Enhanced solar desalination via hemispheric distiller with thermal storage, heaters, and condensation: Exergoeconomic and environmental analysis

Abstract

The solar distillers suffer from low yield due to the intermittent solar radiation availability, inherent thermal losses, and suboptimal operating temperatures due to design limitations. This study proposes a novel hemispherical -shaped solar distiller (HSD) with integrating jute wicks and thermal storage materials (TSM – paraffin wax mixed with graphite and aluminum oxides nanoparticles) for enhanced potable water production in remote areas. The HSD had 5000 cm² projected area. Compared to the conventional solar distiller (CSD), the freshwater production of HSD was improved by 90.74 % and 41.73 % with and without TSM, respectively. The implementation of electric heaters (20 W) and an external condenser further propels freshwater production, reaching a significant 145 % improvement compared to that of CSD. The HSD exhibits superior performance as compared to CSD based on the freshwater production and efficiency parameters.

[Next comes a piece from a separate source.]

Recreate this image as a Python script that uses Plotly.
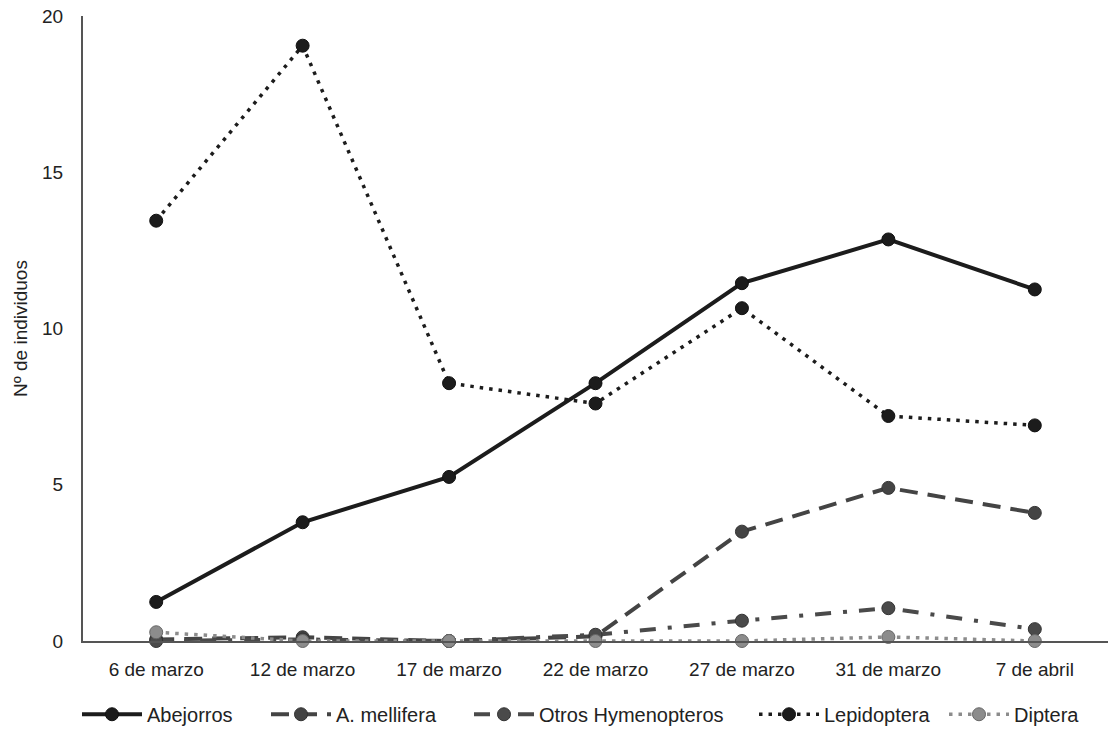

With all enhancements integrated, the daily distillate yield reached 6370 mL/m², and both energy and exergy efficiencies were 48.2 % and 4.9 %, respectively. Moreover, the environmental factor for CSD, HSD, HSD with TSM, HSD with TSM & heaters, and HSD with TSM, heaters & condenser is determined as 13, 18.4, 24.8, 29.7, and 26 tons CO₂ a year respectively. Economically, the HSD proved its merit with a significantly reduced cost per liter of distilled water. While the CSD had a cost of $0.32 per liter, the HSD with all enhancements reduced this cost to $0.19. In conclusion, the HSD with integrated jute wicks, TSM, heaters, and condenser represents a significant advancement in solar desalination technology.